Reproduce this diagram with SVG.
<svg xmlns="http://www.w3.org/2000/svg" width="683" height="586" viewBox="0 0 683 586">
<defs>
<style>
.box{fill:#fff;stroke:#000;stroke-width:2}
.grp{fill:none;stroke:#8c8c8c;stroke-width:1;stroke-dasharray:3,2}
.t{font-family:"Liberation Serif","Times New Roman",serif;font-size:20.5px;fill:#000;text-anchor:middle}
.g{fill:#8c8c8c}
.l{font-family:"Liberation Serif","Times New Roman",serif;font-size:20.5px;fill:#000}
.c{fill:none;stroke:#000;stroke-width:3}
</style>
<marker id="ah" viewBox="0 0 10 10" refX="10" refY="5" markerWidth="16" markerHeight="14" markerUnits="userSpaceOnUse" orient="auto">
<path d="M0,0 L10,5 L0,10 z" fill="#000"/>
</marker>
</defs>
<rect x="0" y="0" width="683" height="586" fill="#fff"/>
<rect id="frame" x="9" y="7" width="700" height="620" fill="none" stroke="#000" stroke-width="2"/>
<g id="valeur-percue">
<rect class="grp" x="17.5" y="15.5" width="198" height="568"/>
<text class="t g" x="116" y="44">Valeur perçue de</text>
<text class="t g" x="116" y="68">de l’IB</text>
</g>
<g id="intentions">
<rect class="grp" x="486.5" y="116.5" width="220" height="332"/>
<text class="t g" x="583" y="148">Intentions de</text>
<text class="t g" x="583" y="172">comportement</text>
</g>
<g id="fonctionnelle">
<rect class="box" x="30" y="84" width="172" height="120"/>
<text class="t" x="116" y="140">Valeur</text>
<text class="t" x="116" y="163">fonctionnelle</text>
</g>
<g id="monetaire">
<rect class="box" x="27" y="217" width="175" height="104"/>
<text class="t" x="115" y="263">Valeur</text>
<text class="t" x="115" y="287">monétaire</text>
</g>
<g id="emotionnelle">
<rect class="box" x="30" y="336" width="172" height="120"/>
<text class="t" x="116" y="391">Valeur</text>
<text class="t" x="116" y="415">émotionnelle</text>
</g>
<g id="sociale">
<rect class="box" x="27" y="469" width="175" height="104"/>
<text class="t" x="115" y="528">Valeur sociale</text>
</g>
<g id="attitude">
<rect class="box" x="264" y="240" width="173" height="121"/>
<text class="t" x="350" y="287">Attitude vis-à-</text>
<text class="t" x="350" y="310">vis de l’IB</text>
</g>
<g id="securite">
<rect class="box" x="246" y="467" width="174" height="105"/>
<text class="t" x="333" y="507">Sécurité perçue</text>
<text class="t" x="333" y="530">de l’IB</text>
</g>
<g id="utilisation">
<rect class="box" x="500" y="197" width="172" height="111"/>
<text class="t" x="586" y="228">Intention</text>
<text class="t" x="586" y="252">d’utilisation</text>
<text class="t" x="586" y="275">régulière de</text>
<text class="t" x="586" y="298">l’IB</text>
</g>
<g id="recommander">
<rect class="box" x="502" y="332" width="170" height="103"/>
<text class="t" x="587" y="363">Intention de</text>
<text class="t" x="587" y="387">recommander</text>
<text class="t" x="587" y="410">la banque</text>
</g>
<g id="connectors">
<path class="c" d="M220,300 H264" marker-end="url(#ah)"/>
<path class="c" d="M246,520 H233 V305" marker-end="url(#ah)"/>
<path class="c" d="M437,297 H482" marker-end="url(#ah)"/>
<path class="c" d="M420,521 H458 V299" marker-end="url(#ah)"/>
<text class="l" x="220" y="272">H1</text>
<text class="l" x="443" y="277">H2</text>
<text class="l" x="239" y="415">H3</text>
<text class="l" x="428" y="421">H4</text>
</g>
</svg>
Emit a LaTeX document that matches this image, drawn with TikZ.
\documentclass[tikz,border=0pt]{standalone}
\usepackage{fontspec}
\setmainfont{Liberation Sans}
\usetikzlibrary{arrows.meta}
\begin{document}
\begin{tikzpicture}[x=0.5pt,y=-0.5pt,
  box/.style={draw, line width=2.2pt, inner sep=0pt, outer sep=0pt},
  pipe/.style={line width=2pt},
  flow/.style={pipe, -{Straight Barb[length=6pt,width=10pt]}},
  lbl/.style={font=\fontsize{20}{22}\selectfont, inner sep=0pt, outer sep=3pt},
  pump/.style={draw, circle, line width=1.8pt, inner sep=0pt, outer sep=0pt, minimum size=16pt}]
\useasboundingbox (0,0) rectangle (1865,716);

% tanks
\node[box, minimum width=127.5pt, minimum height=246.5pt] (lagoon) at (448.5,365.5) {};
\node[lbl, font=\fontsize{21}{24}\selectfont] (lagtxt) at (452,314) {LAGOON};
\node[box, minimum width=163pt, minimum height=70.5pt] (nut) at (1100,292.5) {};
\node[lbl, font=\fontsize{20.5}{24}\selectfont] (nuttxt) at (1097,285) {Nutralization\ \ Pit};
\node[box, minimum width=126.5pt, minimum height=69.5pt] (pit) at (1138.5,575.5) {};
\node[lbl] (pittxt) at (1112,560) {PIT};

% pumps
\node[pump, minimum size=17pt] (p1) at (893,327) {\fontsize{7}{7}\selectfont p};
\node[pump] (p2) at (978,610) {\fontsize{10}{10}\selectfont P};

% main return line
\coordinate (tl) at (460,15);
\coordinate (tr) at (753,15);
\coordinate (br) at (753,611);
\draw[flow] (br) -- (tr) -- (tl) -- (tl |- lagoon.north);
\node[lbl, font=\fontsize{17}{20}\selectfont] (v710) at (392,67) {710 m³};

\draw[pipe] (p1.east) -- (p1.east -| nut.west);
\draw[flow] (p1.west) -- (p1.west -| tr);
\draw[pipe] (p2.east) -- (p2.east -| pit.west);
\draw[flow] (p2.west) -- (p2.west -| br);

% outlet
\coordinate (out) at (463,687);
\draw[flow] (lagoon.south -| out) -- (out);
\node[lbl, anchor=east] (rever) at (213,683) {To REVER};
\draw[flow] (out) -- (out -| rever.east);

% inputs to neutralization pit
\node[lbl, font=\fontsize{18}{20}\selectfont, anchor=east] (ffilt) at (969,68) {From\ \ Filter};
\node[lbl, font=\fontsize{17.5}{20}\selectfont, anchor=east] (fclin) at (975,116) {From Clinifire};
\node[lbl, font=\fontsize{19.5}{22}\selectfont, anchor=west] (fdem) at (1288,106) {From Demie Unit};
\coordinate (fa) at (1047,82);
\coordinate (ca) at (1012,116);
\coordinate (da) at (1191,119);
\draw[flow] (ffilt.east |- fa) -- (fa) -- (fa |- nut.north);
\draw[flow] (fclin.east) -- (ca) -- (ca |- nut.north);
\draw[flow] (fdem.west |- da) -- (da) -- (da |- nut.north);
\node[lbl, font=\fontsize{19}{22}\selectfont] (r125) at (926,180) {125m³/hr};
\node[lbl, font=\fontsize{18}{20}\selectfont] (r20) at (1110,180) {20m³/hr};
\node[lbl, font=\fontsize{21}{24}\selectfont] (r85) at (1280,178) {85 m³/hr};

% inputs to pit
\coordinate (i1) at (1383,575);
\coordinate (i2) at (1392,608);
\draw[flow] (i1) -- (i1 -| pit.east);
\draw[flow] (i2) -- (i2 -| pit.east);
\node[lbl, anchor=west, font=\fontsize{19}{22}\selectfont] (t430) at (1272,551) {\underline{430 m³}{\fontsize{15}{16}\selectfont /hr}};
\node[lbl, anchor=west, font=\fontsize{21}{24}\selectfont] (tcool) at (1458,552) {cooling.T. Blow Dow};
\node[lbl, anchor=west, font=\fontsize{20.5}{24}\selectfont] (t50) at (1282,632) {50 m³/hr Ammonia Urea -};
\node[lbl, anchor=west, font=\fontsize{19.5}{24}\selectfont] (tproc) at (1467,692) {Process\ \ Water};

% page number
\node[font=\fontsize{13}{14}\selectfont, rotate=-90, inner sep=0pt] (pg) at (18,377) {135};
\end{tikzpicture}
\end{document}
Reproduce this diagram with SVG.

━━━━━━━━

- TASK STATEMENT
Return, unchanged, the run of lines above that opens with the line containing "Emit a LaTeX" and closes with the line containing "(v710) at (392,67)". Include both.

- RESULT
Emit a LaTeX document that matches this image, drawn with TikZ.
\documentclass[tikz,border=0pt]{standalone}
\usepackage{fontspec}
\setmainfont{Liberation Sans}
\usetikzlibrary{arrows.meta}
\begin{document}
\begin{tikzpicture}[x=0.5pt,y=-0.5pt,
  box/.style={draw, line width=2.2pt, inner sep=0pt, outer sep=0pt},
  pipe/.style={line width=2pt},
  flow/.style={pipe, -{Straight Barb[length=6pt,width=10pt]}},
  lbl/.style={font=\fontsize{20}{22}\selectfont, inner sep=0pt, outer sep=3pt},
  pump/.style={draw, circle, line width=1.8pt, inner sep=0pt, outer sep=0pt, minimum size=16pt}]
\useasboundingbox (0,0) rectangle (1865,716);

% tanks
\node[box, minimum width=127.5pt, minimum height=246.5pt] (lagoon) at (448.5,365.5) {};
\node[lbl, font=\fontsize{21}{24}\selectfont] (lagtxt) at (452,314) {LAGOON};
\node[box, minimum width=163pt, minimum height=70.5pt] (nut) at (1100,292.5) {};
\node[lbl, font=\fontsize{20.5}{24}\selectfont] (nuttxt) at (1097,285) {Nutralization\ \ Pit};
\node[box, minimum width=126.5pt, minimum height=69.5pt] (pit) at (1138.5,575.5) {};
\node[lbl] (pittxt) at (1112,560) {PIT};

% pumps
\node[pump, minimum size=17pt] (p1) at (893,327) {\fontsize{7}{7}\selectfont p};
\node[pump] (p2) at (978,610) {\fontsize{10}{10}\selectfont P};

% main return line
\coordinate (tl) at (460,15);
\coordinate (tr) at (753,15);
\coordinate (br) at (753,611);
\draw[flow] (br) -- (tr) -- (tl) -- (tl |- lagoon.north);
\node[lbl, font=\fontsize{17}{20}\selectfont] (v710) at (392,67) {710 m³};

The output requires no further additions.